Why We Strike

By — on / Conflict Resolution, Daily

What happens when disputants feel like they have invested too much in a conflict to back down?

There are a number of reasons that negotiations fail and lead to protracted strikes, often to the detriment of both parties.

Both sides frequently believe that their case is stronger due to overconfidence. If one side doubts the other’s claims a strike can become even more likely.

Often concerns over fairness can keep negotiators from reaching a deal that would be beneficial for both. People may even sacrifice value in the negotiation to “punish” the other side who treated them unfairly.

Agents can also complicate a negotiation and inadvertently lead a group to strike since they may place their own interests above the group they represent at the bargaining table, thus missing an opportunity for a mutually agreeable settlement.

The view that negotiation is a competition that must be “won” can further escalate the discussion and makes it more likely that the parties will reach an impasse.

Finally, incremental commitments to a strike can make it hard to end one.

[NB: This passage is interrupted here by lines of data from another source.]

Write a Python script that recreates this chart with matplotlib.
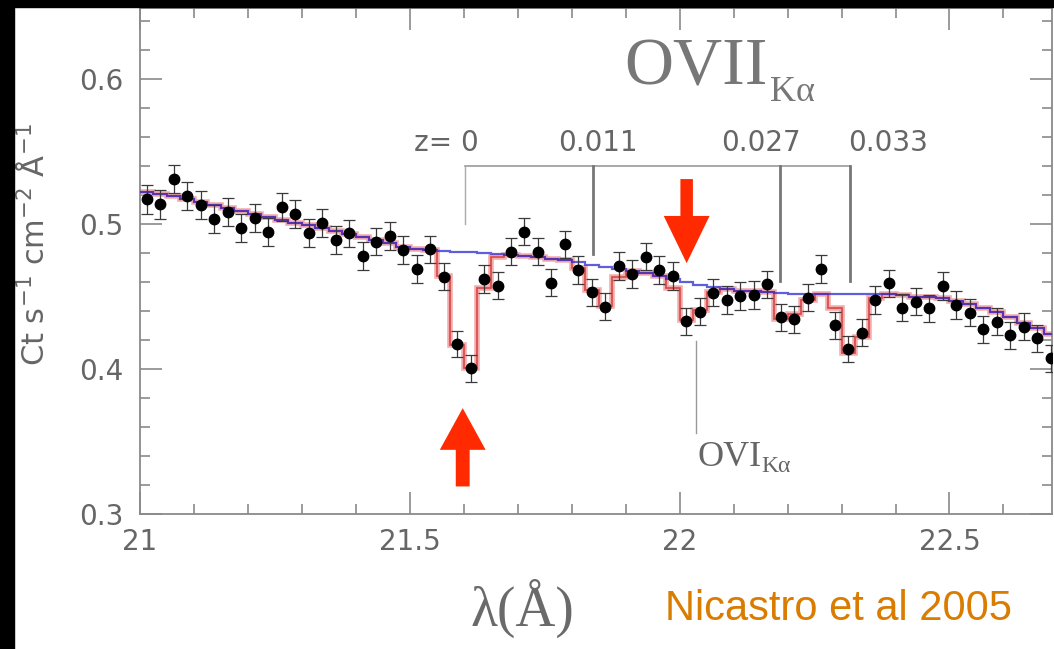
import matplotlib
matplotlib.use("Agg")
import matplotlib.pyplot as plt
from matplotlib.patches import Rectangle, FancyArrowPatch
from matplotlib.ticker import MultipleLocator, FuncFormatter
import numpy as np

# bin centres (Angstrom)
wave = [21.0125, 21.0375, 21.0625, 21.0875, 21.1125, 21.1375, 21.1625, 21.1875,
        21.2125, 21.2375, 21.2625, 21.2875, 21.3125, 21.3375, 21.3625, 21.3875,
        21.4125, 21.4375, 21.4625, 21.4875, 21.5125, 21.5375, 21.5625, 21.5875,
        21.6125, 21.6375, 21.6625, 21.6875, 21.7125, 21.7375, 21.7625, 21.7875,
        21.8125, 21.8375, 21.8625, 21.8875, 21.9125, 21.9375, 21.9625, 21.9875,
        22.0125, 22.0375, 22.0625, 22.0875, 22.1125, 22.1375, 22.1625, 22.1875,
        22.2125, 22.2375, 22.2625, 22.2875, 22.3125, 22.3375, 22.3625, 22.3875,
        22.4125, 22.4375, 22.4625, 22.4875, 22.5125, 22.5375, 22.5625, 22.5875,
        22.6125, 22.6375, 22.6625, 22.6875]

# measured flux
flux = [0.517, 0.5136, 0.531, 0.5195, 0.513, 0.5034, 0.508, 0.497,
        0.504, 0.4947, 0.512, 0.5067, 0.4936, 0.5005, 0.489, 0.4936,
        0.478, 0.4878, 0.4917, 0.482, 0.469, 0.4826, 0.4637, 0.4172,
        0.4005, 0.462, 0.4575, 0.481, 0.4947, 0.481, 0.4595, 0.486,
        0.4683, 0.4529, 0.443, 0.471, 0.4655, 0.4775, 0.4683, 0.4641,
        0.4331, 0.4395, 0.4526, 0.4476, 0.4503, 0.451, 0.4584, 0.4357,
        0.4343, 0.4492, 0.469, 0.4303, 0.4138, 0.425, 0.4476, 0.4591,
        0.4423, 0.4464, 0.4419, 0.4572, 0.4441, 0.4388, 0.4274, 0.4326,
        0.4234, 0.4292, 0.4212, 0.4074]

err = [0.0100, 0.0100, 0.0098, 0.0098, 0.0098, 0.0097, 0.0097, 0.0097,
       0.0097, 0.0096, 0.0096, 0.0096, 0.0096, 0.0096, 0.0095, 0.0095,
       0.0095, 0.0095, 0.0095, 0.0095, 0.0094, 0.0094, 0.0094, 0.0092,
       0.0092, 0.0094, 0.0094, 0.0095, 0.0095, 0.0095, 0.0094, 0.0095,
       0.0094, 0.0094, 0.0093, 0.0094, 0.0094, 0.0094, 0.0094, 0.0094,
       0.0093, 0.0093, 0.0094, 0.0094, 0.0094, 0.0094, 0.0094, 0.0093,
       0.0093, 0.0094, 0.0095, 0.0093, 0.0092, 0.0093, 0.0094, 0.0094,
       0.0094, 0.0094, 0.0094, 0.0094, 0.0094, 0.0093, 0.0093, 0.0093,
       0.0093, 0.0093, 0.0093, 0.0092]

# continuum model (blue)
cont = [0.522, 0.521, 0.519, 0.517, 0.515, 0.513, 0.511, 0.509,
        0.507, 0.505, 0.503, 0.501, 0.499, 0.497, 0.495, 0.493,
        0.491, 0.489, 0.487, 0.4845, 0.483, 0.482, 0.4815, 0.481,
        0.4805, 0.480, 0.479, 0.4785, 0.478, 0.477, 0.476, 0.475,
        0.4735, 0.472, 0.4705, 0.469, 0.4675, 0.466, 0.464, 0.462,
        0.460, 0.458, 0.4565, 0.455, 0.454, 0.4535, 0.453, 0.4525,
        0.452, 0.452, 0.452, 0.452, 0.452, 0.452, 0.452, 0.4515,
        0.451, 0.450, 0.4495, 0.449, 0.447, 0.445, 0.442, 0.439,
        0.436, 0.432, 0.428, 0.424]

# continuum + absorption lines (red)
model = [0.522, 0.521, 0.519, 0.517, 0.515, 0.513, 0.511, 0.509,
         0.507, 0.505, 0.503, 0.501, 0.499, 0.497, 0.495, 0.493,
         0.491, 0.489, 0.487, 0.4845, 0.483, 0.482, 0.464, 0.4166,
         0.4007, 0.4556, 0.4775, 0.4785, 0.478, 0.477, 0.476, 0.475,
         0.4697, 0.4545, 0.4434, 0.4637, 0.4675, 0.466, 0.464, 0.4556,
         0.4338, 0.4407, 0.453, 0.455, 0.454, 0.4535, 0.453, 0.4345,
         0.438, 0.4475, 0.452, 0.442, 0.411, 0.4223, 0.449, 0.4515,
         0.451, 0.450, 0.4495, 0.449, 0.447, 0.445, 0.442, 0.439,
         0.436, 0.432, 0.428, 0.424]

bin_edges = [w - 0.0125 for w in wave] + [wave[-1] + 0.0125]

# redshift markers of OVII Ka
z_labels = ["z= 0", "0.011", "0.027", "0.033"]
z_line_x = [21.602, 21.840, 22.186, 22.316]
z_line_bottom = [0.500, 0.479, 0.461, 0.461]
z_label_x = [21.567, 21.848, 22.150, 22.387]
bracket_y = 0.540
z_label_y = 0.556

W, H = 1054, 649
fig = plt.figure(figsize=(W / 100, H / 100), dpi=100)
fig.patch.set_facecolor("white")
ax = fig.add_axes([140 / W, (H - 514) / H, (1052 - 140) / W, (514 - 8) / H])
ax.set_xlim(21.0, 22.69)
ax.set_ylim(0.3, 0.649)

gray = "#8a8a8a"
txt = "#666666"

# models
ax.stairs(model, bin_edges, color="#f4abab", lw=4.0, baseline=None, zorder=2)
ax.stairs(model, bin_edges, color="#d84848", lw=1.2, baseline=None, zorder=3)
ax.stairs(cont, bin_edges, color="#2a2ad0", lw=1.6, alpha=0.75, baseline=None, zorder=4)

# data
ax.errorbar(wave, flux, yerr=err, fmt="o", color="black", ms=7.5,
            ecolor="#3a3a3a", elinewidth=0.9, capsize=4.5, capthick=0.9, zorder=5)

# redshift bracket
ax.plot([z_line_x[0], z_line_x[-1]], [bracket_y, bracket_y], color="#9a9a9a", lw=1.2)
for i, (x, yb) in enumerate(zip(z_line_x, z_line_bottom)):
    ax.plot([x, x], [yb, bracket_y], color="#aaaaaa" if i == 0 else "#777777",
            lw=1.0 if i == 0 else 2.0)
for lab, x in zip(z_labels, z_label_x):
    ax.text(x, z_label_y, lab, ha="center", va="center", fontsize=20, color=txt)

# OVI marker
ax.plot([22.031, 22.031], [0.356, 0.419], color="#999999", lw=1.0)
ax.text(22.034, 0.333, "OVI", fontsize=26, color=txt, family="Liberation Serif",
        ha="left", va="baseline")
ax.text(22.152, 0.329, "K\u03b1", fontsize=17, color=txt, family="Liberation Serif",
        ha="left", va="baseline")

# title OVII Ka
ax.text(21.898, 0.596, "OVII", fontsize=49, color="#777777", family="Liberation Serif",
        ha="left", va="baseline")
ax.text(22.168, 0.585, "K\u03b1", fontsize=26, color="#777777", family="Liberation Serif",
        ha="left", va="baseline")

# red arrows
red = "#ff2a00"
up = FancyArrowPatch((21.598, 0.319), (21.598, 0.373),
                     arrowstyle="simple,head_length=30,head_width=33,tail_width=10",
                     mutation_scale=1, color=red, lw=0, shrinkA=0, shrinkB=0, zorder=6)
down = FancyArrowPatch((22.013, 0.531), (22.013, 0.473),
                       arrowstyle="simple,head_length=34,head_width=33,tail_width=9",
                       mutation_scale=1, color=red, lw=0, shrinkA=0, shrinkB=0, zorder=6)
ax.add_patch(up)
ax.add_patch(down)

# axes styling
for s in ax.spines.values():
    s.set_color(gray)
    s.set_linewidth(1.3)
ax.xaxis.set_major_locator(MultipleLocator(0.5))
ax.xaxis.set_minor_locator(MultipleLocator(0.1))
ax.yaxis.set_major_locator(MultipleLocator(0.1))
ax.yaxis.set_minor_locator(MultipleLocator(0.02))
ax.xaxis.set_major_formatter(FuncFormatter(lambda v, p: "{:g}".format(round(v, 2))))
ax.yaxis.set_major_formatter(FuncFormatter(lambda v, p: "{:.1f}".format(v)))
ax.tick_params(which="both", direction="in", top=True, right=True, color=gray,
               width=1.2, labelcolor=txt, labelsize=20)
ax.tick_params(which="major", length=16)
ax.tick_params(which="minor", length=7)
ax.tick_params(axis="y", pad=12)
ax.tick_params(axis="x", pad=10)

# axis labels
fig.text(34 / W, 1 - 245 / H, r"Ct s$^{-1}$ cm$^{-2}$ $\mathrm{\AA}^{-1}$", rotation=90,
         ha="center", va="center", fontsize=22, color=txt)
fig.text(522 / W, 1 - 608 / H, "\u03bb(\u00c5)", ha="center", va="center",
         fontsize=40, color="#6a6a6a", family="Liberation Serif")
fig.text(665 / W, 1 - 620 / H, "Nicastro et al 2005", ha="left", va="baseline",
         fontsize=30, color="#d97c00", family="Liberation Sans")

# black frame strips
fig.patches.append(Rectangle((0, 0), 14 / W, 1, transform=fig.transFigure,
                             color="black", zorder=20))
fig.patches.append(Rectangle((0, 1 - 7 / H), 1, 7 / H, transform=fig.transFigure,
                             color="black", zorder=20))

fig.savefig("out.png", dpi=100)
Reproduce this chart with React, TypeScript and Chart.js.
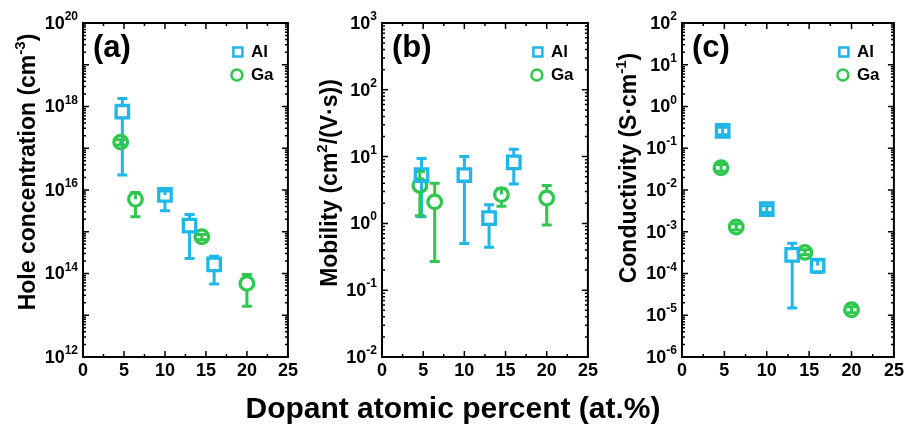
import React, { useEffect, useRef } from "react";
import { Chart, registerables } from "chart.js";

Chart.register(...registerables);

const AL_COLOR = "#1fb6e8";
const GA_COLOR = "#2fc74d";
const FONT = "'Liberation Sans', Arial, sans-serif";

// shared x ticks
const xTickLabels = [0, 5, 10, 15, 20, 25];

// Panel (a) hole concentration (cm^-3)
const holeAlX = [4.8, 10, 13, 16];
const holeAlY = [7.5e17, 7.6e15, 1.4e15, 1.65e14];
const holeAlLo = [2.3e16, 3.2e15, 2.3e14, 5.6e13];
const holeAlHi = [1.55e18, 9.5e15, 2.6e15, 2.6e14];
const holeGaX = [4.6, 6.4, 14.5, 20];
const holeGaY = [1.4e17, 6.0e15, 7.6e14, 5.8e13];
const holeGaLo = [1.2e17, 2.3e15, 6.4e14, 1.65e13];
const holeGaHi = [1.6e17, 8.7e15, 8.6e14, 9.5e13];
const holeTickExps = [12, 14, 16, 18, 20];

// Panel (b) mobility (cm^2/(V·s))
const mobAlX = [4.8, 10, 13, 16];
const mobAlY = [5.3, 5.3, 1.2, 8.2];
const mobAlLo = [1.26, 0.5, 0.44, 3.9];
const mobAlHi = [9.4, 10, 1.9, 12.9];
const mobGaX = [4.6, 6.4, 14.5, 20];
const mobGaY = [3.7, 2.1, 2.7, 2.4];
const mobGaLo = [1.3, 0.27, 1.8, 0.95];
const mobGaHi = [6.0, 4.0, 3.3, 3.7];
const mobTickExps = [-2, -1, 0, 1, 2, 3];

// Panel (c) conductivity (S·cm^-1)
const condAlX = [4.8, 10, 13, 16];
const condAlY = [0.26, 3.5e-3, 2.8e-4, 1.55e-4];
const condAlLo = [0.21, 2.9e-3, 1.5e-5, 1.05e-4];
const condAlHi = [0.32, 4.2e-3, 5.3e-4, 2.1e-4];
const condGaX = [4.6, 6.4, 14.5, 20];
const condGaY = [0.034, 1.3e-3, 3.2e-4, 1.35e-5];
const condGaLo = [0.028, 1.1e-3, 2.8e-4, 1.15e-5];
const condGaHi = [0.041, 1.55e-3, 3.7e-4, 1.6e-5];
const condTickExps = [-6, -5, -4, -3, -2, -1, 0, 1, 2];

type Series = { label: string; color: string; style: "rect" | "circle"; x: number[]; y: number[]; lo: number[]; hi: number[] };
type Seg = { t: string; sup?: boolean };
type PanelCfg = {
  left: number; w: number; plotLeft: number; plotRight: number;
  yMin: number; yMax: number; tickExps: number[];
  title: Seg[]; titleCx: number; titleCy: number; tag: string;
  series: Series[];
};

const H = 429;
const PLOT_TOP = 23;
const PLOT_BOTTOM = 357;

const panels: PanelCfg[] = [
  {
    left: 0, w: 300, plotLeft: 83, plotRight: 296, yMin: 1e12, yMax: 1e20, tickExps: holeTickExps,
    title: [{ t: "Hole concentration (cm" }, { t: "-3", sup: true }, { t: ")" }], titleCx: 27, titleCy: 172, tag: "(a)",
    series: [
      { label: "Al", color: AL_COLOR, style: "rect", x: holeAlX, y: holeAlY, lo: holeAlLo, hi: holeAlHi },
      { label: "Ga", color: GA_COLOR, style: "circle", x: holeGaX, y: holeGaY, lo: holeGaLo, hi: holeGaHi },
    ],
  },
  {
    left: 300, w: 300, plotLeft: 82, plotRight: 292, yMin: 1e-2, yMax: 1e3, tickExps: mobTickExps,
    title: [{ t: "Mobility (cm" }, { t: "2", sup: true }, { t: "/(V·s))" }], titleCx: 29, titleCy: 183, tag: "(b)",
    series: [
      { label: "Al", color: AL_COLOR, style: "rect", x: mobAlX, y: mobAlY, lo: mobAlLo, hi: mobAlHi },
      { label: "Ga", color: GA_COLOR, style: "circle", x: mobGaX, y: mobGaY, lo: mobGaLo, hi: mobGaHi },
    ],
  },
  {
    left: 600, w: 306, plotLeft: 82, plotRight: 294, yMin: 1e-6, yMax: 1e2, tickExps: condTickExps,
    title: [{ t: "Conductivity (S·cm" }, { t: "-1", sup: true }, { t: ")" }], titleCx: 28, titleCy: 168, tag: "(c)",
    series: [
      { label: "Al", color: AL_COLOR, style: "rect", x: condAlX, y: condAlY, lo: condAlLo, hi: condAlHi },
      { label: "Ga", color: GA_COLOR, style: "circle", x: condGaX, y: condGaY, lo: condGaLo, hi: condGaHi },
    ],
  },
];

function makePlugin(cfg: PanelCfg) {
  return {
    id: "panelDecor",
    beforeDatasetsDraw(chart: any) {
      const ctx = chart.ctx;
      const xs = chart.scales.x;
      const ys = chart.scales.y;
      ctx.save();
      ctx.lineWidth = 3;
      ctx.lineCap = "butt";
      for (const s of cfg.series) {
        ctx.strokeStyle = s.color;
        const gap = 7;
        for (let i = 0; i < s.x.length; i++) {
          const px = xs.getPixelForValue(s.x[i]);
          const py = ys.getPixelForValue(s.y[i]);
          const pHi = ys.getPixelForValue(s.hi[i]);
          const pLo = ys.getPixelForValue(s.lo[i]);
          ctx.beginPath();
          if (py - pHi > gap) { ctx.moveTo(px, pHi); ctx.lineTo(px, py - gap); }
          else { ctx.moveTo(px, pHi); ctx.lineTo(px, py); }
          if (pLo - py > gap) { ctx.moveTo(px, py + gap); ctx.lineTo(px, pLo); }
          else { ctx.moveTo(px, py); ctx.lineTo(px, pLo); }
          ctx.moveTo(px - 5, pHi); ctx.lineTo(px + 5, pHi);
          ctx.moveTo(px - 5, pLo); ctx.lineTo(px + 5, pLo);
          ctx.stroke();
        }
      }
      ctx.restore();
    },
    afterDraw(chart: any) {
      const ctx = chart.ctx;
      const xs = chart.scales.x;
      const ys = chart.scales.y;
      const { left, right, top, bottom } = chart.chartArea;
      ctx.save();
      // ticks
      ctx.strokeStyle = "#000";
      ctx.lineWidth = 1.5;
      ctx.beginPath();
      for (let v = 0; v <= 25; v += 2.5) {
        const px = xs.getPixelForValue(v);
        const len = v % 5 === 0 ? 6 : 3;
        ctx.moveTo(px, bottom); ctx.lineTo(px, bottom - len);
        ctx.moveTo(px, top); ctx.lineTo(px, top + len);
      }
      const eMin = Math.round(Math.log10(cfg.yMin));
      const eMax = Math.round(Math.log10(cfg.yMax));
      for (let e = eMin; e <= eMax; e++) {
        const py = ys.getPixelForValue(Math.pow(10, e));
        ctx.moveTo(left, py); ctx.lineTo(left + 6, py);
        ctx.moveTo(right, py); ctx.lineTo(right - 6, py);
        if (e < eMax) {
          for (let m = 2; m <= 9; m++) {
            const pm = ys.getPixelForValue(m * Math.pow(10, e));
            ctx.moveTo(left, pm); ctx.lineTo(left + 3, pm);
            ctx.moveTo(right, pm); ctx.lineTo(right - 3, pm);
          }
        }
      }
      ctx.stroke();
      // frame
      ctx.lineWidth = 2;
      ctx.strokeRect(left, top, right - left, bottom - top);

      // x tick labels
      ctx.fillStyle = "#000";
      ctx.font = `bold 18px ${FONT}`;
      ctx.textAlign = "center";
      ctx.textBaseline = "top";
      for (const v of xTickLabels) {
        ctx.fillText(String(v), xs.getPixelForValue(v), bottom + 5);
      }
      // y tick labels
      for (const e of cfg.tickExps) {
        const py = ys.getPixelForValue(Math.pow(10, e));
        const exp = String(e);
        ctx.font = `bold 12px ${FONT}`;
        const we = ctx.measureText(exp).width;
        ctx.font = `bold 18px ${FONT}`;
        const wb = ctx.measureText("10").width;
        const xr = left - 5;
        ctx.textAlign = "left";
        ctx.textBaseline = "middle";
        ctx.fillText("10", xr - we - wb, py + 1);
        ctx.font = `bold 12px ${FONT}`;
        ctx.textBaseline = "alphabetic";
        ctx.fillText(exp, xr - we, py - 3);
      }
      // panel tag
      ctx.font = `bold 31px ${FONT}`;
      ctx.textAlign = "left";
      ctx.textBaseline = "alphabetic";
      ctx.fillText(cfg.tag, left + 10, 57);

      // legend
      const lx = right - 50;
      ctx.lineWidth = 2.5;
      ctx.strokeStyle = AL_COLOR;
      ctx.strokeRect(lx - 4.5, 52 - 4.5, 9, 9);
      ctx.strokeStyle = GA_COLOR;
      ctx.beginPath();
      ctx.arc(lx - 1, 75, 5.5, 0, Math.PI * 2);
      ctx.stroke();
      ctx.font = `bold 17px ${FONT}`;
      ctx.textBaseline = "middle";
      ctx.fillText("Al", lx + 13, 52);
      ctx.fillText("Ga", lx + 13, 75);

      // y title
      ctx.translate(cfg.titleCx, cfg.titleCy);
      ctx.rotate(-Math.PI / 2);
      const mainF = `bold 23px ${FONT}`;
      const supF = `bold 15px ${FONT}`;
      let total = 0;
      for (const s of cfg.title) {
        ctx.font = s.sup ? supF : mainF;
        total += ctx.measureText(s.t).width;
      }
      let cx = -total / 2;
      ctx.textAlign = "left";
      ctx.textBaseline = "alphabetic";
      for (const s of cfg.title) {
        ctx.font = s.sup ? supF : mainF;
        ctx.fillText(s.t, cx, s.sup ? -2 : 8);
        cx += ctx.measureText(s.t).width;
      }
      ctx.restore();
    },
  };
}

function Panel({ cfg }: { cfg: PanelCfg }) {
  const ref = useRef<HTMLCanvasElement | null>(null);
  useEffect(() => {
    if (!ref.current) return;
    const chart = new Chart(ref.current, {
      type: "scatter",
      data: {
        datasets: cfg.series.map((s) => ({
          label: s.label,
          data: s.x.map((x, i) => ({ x, y: s.y[i] })),
          pointStyle: s.style,
          pointRadius: s.style === "rect" ? 8.8 : 6.8,
          pointBorderWidth: 3.3,
          pointBorderColor: s.color,
          pointBackgroundColor: "rgba(0,0,0,0)",
          borderColor: s.color,
          backgroundColor: "rgba(0,0,0,0)",
          showLine: false,
        })),
      },
      options: {
        responsive: false,
        animation: false,
        events: [],
        layout: { padding: { top: PLOT_TOP, left: 0, bottom: 0, right: cfg.w - cfg.plotRight } },
        plugins: { legend: { display: false }, tooltip: { enabled: false } },
        scales: {
          x: {
            type: "linear", min: 0, max: 25,
            grid: { display: false }, border: { display: false },
            ticks: { display: false },
            afterFit: (s: any) => { s.height = H - PLOT_BOTTOM; },
          },
          y: {
            type: "logarithmic", min: cfg.yMin, max: cfg.yMax,
            grid: { display: false }, border: { display: false },
            ticks: { display: false },
            afterFit: (s: any) => { s.width = cfg.plotLeft; },
          },
        },
      } as any,
      plugins: [makePlugin(cfg) as any],
    });
    return () => chart.destroy();
  }, [cfg]);
  return (
    <canvas
      ref={ref}
      width={cfg.w}
      height={H}
      style={{ position: "absolute", left: cfg.left, top: 0, width: cfg.w, height: H }}
    />
  );
}

export default function App() {
  return (
    <div style={{ position: "absolute", left: 0, top: 0, width: 906, height: 429, background: "#fff", overflow: "hidden" }}>
      {panels.map((p, i) => (
        <Panel key={i} cfg={p} />
      ))}
      <div
        style={{
          position: "absolute", left: 0, top: 390, width: 906, textAlign: "center",
          fontFamily: FONT, fontWeight: "bold", fontSize: 30, lineHeight: "36px", color: "#000",
        }}
      >
        Dopant atomic percent (at.%)
      </div>
    </div>
  );
}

The willingness of strikers to “hold out for one more day” can lead to an indefinite commitment to strike. While economists have long recommended that we ignore past investments of resources when making a decision about the future, many people find the decision to cut their losses very difficult.

Understanding the ways in which negotiations can fall apart can help you prevent these scenarios in your own negotiations and avoid a costly, protracted strike that benefits neither side.